Non ce pays n'est pas pour les hommes, il est pour ceux qui les regardent mourir de leurs mains ...

Un film sans musique et sans pathos. Un film d'une noirceur prosaïque magnifiquement servi par un Javier BARDEM ( Chirgurh ) assassin professionnel effrayant de lourdeur physique. Un film impressionnant, sombre empli d'un pessimisme humain très profond et salvateur. Les acteurs ( Josh Brolin silencieux et carré, Tommy-Lee-Jones vieil officier de police dépassé par l'univers qui s'ouvre sous ses pieds et extrêmement malin, Woody Harrelson assassin et tueur désabusé tout en ironie fataliste ) sont tous extraordinaires, sans sur-jeu, sans ego à démontrer.
Chaque être joue sa partition sans affects, sans afféteries,
tout au long d'un récit foisonnant d'odeurs macabres et de dangers invisibles.

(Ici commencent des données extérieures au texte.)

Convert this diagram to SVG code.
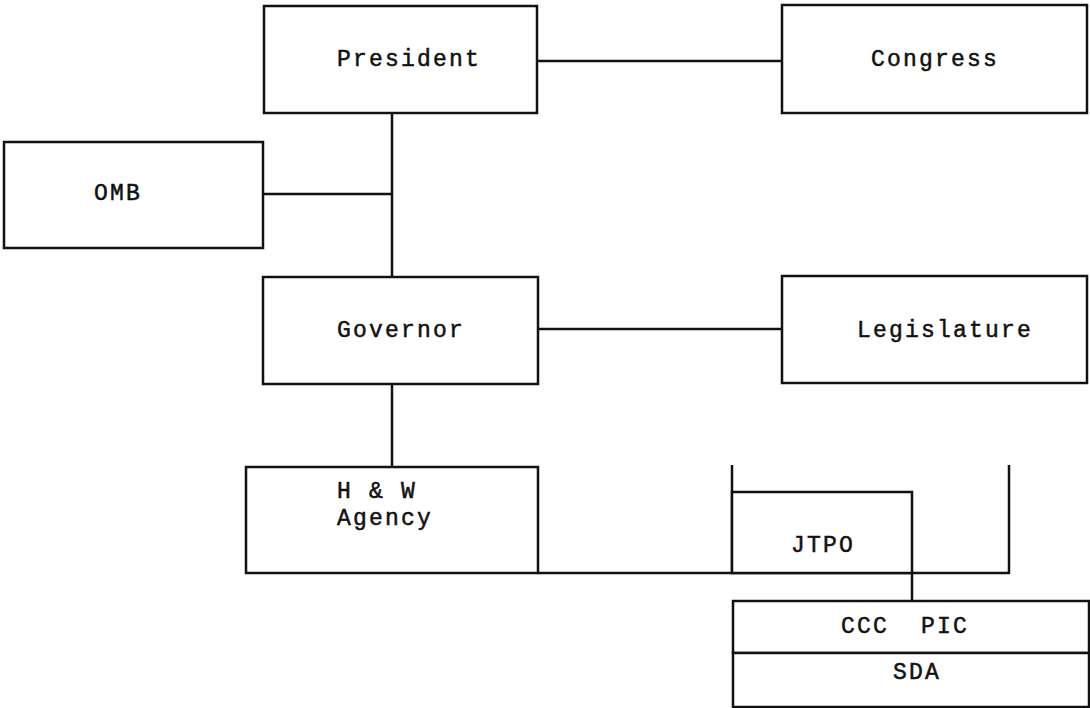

Le roman de Cormack Maccarthy est superbement adapté par le duo des Coen en forme léonienne. Un film dur, dérangeant dans sa volonté de ne laisser aucun espoir au bien et déstructuré de plus en plus au fur et à mesure de son avancée heure par heure, nuit après nuit, jour après jour, dans une Amérique des années 80 cannibales. Ellipses de plus en plus béantes, gigantesques , temporelles et spatiales, dédain total pour une vision manichéiste des vivants et des morts, silence assourdissant et absence quasi totale de composition musicale à l'oreille nous laissent à l'issue d'un dénouement machiavélique et incroyablement pervers sur le derrière. Personne ne s'attend à cette fin détestable au départ et finalement tellement ironique et bien dans l'esprit du livre et du film. Il faut l'accepter comme telle et en jouir même si on a l'impression que le monde se dérobe sous nos pieds à ce moment précis.
Quand au tueur qui va devenir le caractère principal de l'histoire, que dire ? On reste coi, abasourdi, paralysé par tant de haine et de force réunies en une seule identité, tellement presque ridicule d'aspect. Ah, cette coupe moinesque qui revêt le crâne impavide de toute crainte du terrible tueur fou nommé Chirgurh.
Mais est-il vraiment fou cet assassin qui va jusqu'au bout de son métier, de sa mission, de son salaire à gagner?
"les gens disent toujours la meme chose
-Quoi?
-vous n'êtes pas obligé de me tuer"
( Le tueur Chirgurh à une de ses futures victimes )
La vérité oblige à dire que il serait bien arrangeant de déclarer comme le lui dit la seule femme du film avant de mourir de ses mains hors caméra qu"il est complètement fou ", mais je crois qu'il n'est que la face opposée du monde que l'on nous tend chaque jour.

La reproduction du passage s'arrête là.